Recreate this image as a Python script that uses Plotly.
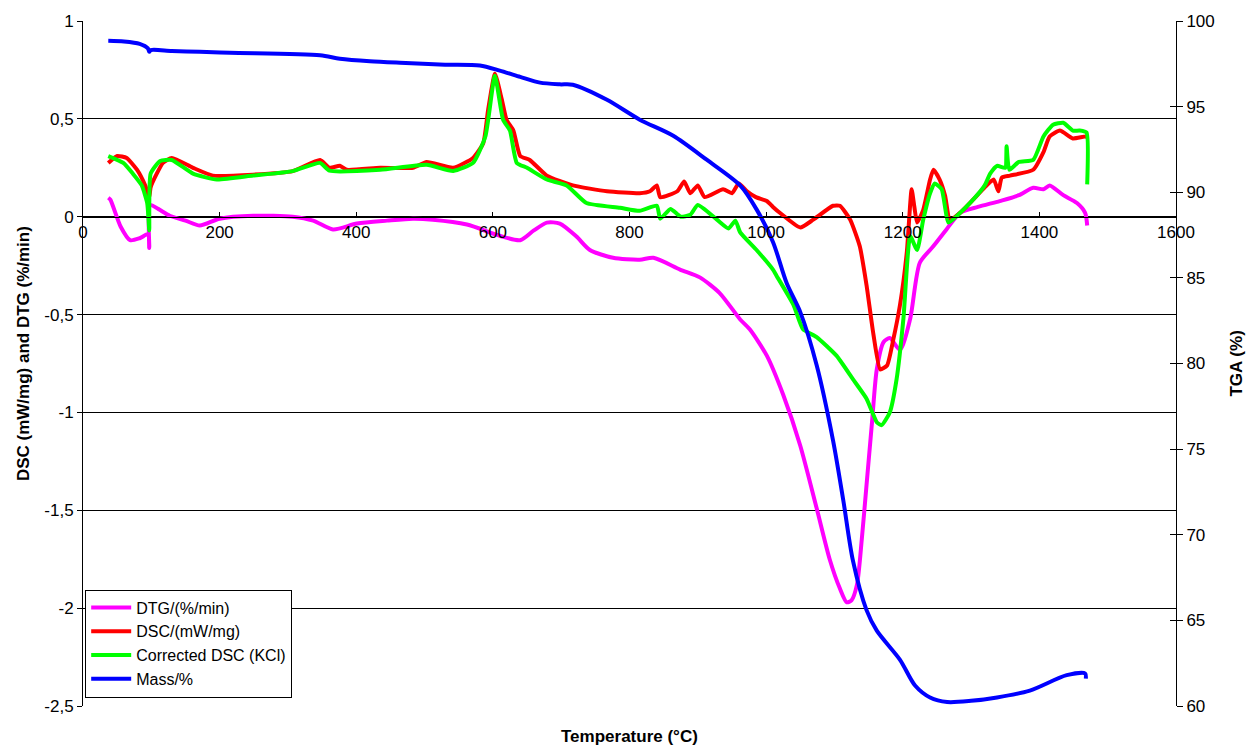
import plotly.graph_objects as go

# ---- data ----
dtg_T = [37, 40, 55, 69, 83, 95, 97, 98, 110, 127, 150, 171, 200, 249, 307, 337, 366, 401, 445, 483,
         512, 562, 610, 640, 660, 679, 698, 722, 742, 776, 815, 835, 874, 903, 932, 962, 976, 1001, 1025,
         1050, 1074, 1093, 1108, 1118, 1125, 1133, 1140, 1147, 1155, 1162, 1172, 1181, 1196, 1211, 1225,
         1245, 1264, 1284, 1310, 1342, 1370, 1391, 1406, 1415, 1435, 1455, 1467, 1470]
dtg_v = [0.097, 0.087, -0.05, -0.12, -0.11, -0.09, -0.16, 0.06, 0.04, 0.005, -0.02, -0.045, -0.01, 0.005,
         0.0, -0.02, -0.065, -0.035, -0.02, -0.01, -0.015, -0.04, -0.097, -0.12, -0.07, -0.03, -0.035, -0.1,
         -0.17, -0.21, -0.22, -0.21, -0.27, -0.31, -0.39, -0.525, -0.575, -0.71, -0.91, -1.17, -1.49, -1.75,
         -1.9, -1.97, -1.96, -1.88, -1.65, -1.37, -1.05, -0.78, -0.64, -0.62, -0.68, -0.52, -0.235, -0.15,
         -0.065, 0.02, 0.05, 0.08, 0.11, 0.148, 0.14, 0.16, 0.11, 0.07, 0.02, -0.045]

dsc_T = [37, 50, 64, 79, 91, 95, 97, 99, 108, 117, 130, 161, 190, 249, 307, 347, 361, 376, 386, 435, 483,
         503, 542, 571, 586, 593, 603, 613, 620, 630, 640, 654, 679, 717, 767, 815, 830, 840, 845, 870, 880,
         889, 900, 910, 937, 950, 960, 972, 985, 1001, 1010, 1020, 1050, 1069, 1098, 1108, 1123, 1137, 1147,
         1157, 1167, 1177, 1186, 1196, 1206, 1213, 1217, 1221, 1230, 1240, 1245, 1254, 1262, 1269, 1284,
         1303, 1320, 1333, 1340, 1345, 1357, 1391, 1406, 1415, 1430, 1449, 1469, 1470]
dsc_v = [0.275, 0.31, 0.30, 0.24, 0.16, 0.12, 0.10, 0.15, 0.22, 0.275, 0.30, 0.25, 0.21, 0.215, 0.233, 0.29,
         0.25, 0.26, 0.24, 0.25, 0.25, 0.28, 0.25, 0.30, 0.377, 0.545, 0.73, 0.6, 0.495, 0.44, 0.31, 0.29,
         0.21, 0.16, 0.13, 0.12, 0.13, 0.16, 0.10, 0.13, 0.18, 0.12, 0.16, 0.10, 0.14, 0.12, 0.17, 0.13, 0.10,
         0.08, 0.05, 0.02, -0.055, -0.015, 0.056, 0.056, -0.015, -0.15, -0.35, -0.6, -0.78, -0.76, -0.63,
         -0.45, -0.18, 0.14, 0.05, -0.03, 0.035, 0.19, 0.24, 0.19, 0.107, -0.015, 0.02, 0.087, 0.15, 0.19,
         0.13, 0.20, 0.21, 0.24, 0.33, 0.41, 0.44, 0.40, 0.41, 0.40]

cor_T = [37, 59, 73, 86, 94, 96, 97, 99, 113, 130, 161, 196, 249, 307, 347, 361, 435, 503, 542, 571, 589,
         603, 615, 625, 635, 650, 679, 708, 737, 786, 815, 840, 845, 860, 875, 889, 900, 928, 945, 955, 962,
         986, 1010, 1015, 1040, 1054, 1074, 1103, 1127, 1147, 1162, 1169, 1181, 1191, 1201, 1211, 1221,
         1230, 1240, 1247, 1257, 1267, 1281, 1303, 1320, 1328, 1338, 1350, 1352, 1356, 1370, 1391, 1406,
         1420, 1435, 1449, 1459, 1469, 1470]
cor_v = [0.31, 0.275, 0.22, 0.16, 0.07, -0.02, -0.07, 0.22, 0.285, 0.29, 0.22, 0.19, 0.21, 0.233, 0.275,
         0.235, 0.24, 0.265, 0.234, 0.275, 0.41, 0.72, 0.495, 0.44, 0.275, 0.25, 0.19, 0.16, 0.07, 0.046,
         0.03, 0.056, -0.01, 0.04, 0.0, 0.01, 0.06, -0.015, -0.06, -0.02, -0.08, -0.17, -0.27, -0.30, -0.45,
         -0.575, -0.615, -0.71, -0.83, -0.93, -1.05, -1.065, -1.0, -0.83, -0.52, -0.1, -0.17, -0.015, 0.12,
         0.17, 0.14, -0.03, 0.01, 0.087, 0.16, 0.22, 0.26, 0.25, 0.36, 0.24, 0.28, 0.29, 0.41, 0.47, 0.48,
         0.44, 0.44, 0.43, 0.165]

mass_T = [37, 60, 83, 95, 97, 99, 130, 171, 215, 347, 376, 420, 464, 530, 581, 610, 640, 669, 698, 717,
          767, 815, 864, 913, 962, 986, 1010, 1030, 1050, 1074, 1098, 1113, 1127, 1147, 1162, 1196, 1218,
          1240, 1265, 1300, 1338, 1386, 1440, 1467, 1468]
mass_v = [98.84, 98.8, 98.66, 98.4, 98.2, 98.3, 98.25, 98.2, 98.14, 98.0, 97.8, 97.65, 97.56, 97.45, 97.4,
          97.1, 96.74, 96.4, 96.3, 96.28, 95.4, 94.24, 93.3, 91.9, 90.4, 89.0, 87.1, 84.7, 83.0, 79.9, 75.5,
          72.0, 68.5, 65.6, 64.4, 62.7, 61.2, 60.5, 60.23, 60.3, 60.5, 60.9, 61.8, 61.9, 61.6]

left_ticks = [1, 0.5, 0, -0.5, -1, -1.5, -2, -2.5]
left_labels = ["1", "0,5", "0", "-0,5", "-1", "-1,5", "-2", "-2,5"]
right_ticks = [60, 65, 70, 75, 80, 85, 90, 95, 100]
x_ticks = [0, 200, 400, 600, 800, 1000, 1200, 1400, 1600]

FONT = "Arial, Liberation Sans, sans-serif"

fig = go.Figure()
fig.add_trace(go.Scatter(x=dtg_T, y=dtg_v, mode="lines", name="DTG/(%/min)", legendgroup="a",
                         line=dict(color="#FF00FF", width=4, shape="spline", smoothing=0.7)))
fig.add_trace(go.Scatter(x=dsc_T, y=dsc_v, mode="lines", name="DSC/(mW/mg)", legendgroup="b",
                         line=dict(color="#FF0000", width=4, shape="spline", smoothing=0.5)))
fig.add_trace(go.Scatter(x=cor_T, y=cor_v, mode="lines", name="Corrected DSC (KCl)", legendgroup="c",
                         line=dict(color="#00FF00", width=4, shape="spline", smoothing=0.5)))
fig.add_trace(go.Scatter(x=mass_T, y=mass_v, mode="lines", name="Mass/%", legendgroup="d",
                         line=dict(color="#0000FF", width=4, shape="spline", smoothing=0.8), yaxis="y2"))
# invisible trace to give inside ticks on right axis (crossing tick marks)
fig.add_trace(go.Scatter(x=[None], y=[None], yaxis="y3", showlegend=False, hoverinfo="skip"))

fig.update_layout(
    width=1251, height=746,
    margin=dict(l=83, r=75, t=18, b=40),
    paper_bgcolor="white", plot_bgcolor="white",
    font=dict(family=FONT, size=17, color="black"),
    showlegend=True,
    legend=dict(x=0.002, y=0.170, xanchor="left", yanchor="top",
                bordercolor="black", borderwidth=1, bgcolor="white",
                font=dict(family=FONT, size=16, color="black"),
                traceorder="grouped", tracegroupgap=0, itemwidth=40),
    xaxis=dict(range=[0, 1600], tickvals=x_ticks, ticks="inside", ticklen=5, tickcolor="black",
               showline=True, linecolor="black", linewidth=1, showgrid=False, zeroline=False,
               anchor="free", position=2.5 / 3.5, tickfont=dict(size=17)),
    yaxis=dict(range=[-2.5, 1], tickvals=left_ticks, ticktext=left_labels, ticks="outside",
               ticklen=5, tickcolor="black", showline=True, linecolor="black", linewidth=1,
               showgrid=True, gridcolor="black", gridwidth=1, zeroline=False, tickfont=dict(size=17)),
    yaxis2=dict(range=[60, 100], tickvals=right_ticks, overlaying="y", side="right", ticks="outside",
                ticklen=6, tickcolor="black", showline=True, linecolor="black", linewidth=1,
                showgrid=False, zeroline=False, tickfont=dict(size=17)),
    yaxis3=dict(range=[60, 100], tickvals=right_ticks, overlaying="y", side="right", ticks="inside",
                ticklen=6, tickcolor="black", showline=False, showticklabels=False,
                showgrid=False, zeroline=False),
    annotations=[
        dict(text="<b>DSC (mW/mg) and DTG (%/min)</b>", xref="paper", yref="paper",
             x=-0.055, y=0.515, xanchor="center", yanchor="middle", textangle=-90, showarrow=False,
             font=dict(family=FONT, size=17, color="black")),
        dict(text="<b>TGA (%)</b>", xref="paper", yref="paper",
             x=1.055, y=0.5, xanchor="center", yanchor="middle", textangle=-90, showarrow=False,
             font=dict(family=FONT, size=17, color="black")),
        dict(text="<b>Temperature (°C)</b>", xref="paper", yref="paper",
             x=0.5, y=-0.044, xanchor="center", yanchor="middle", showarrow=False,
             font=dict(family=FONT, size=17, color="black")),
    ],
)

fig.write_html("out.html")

**JOB:**
Give back exactly the lines from the first line of the data through the line with "import plotly.graph_objects as go", pictures excluded.

**EXPECTED OUTPUT:**
Recreate this image as a Python script that uses Plotly.
import plotly.graph_objects as go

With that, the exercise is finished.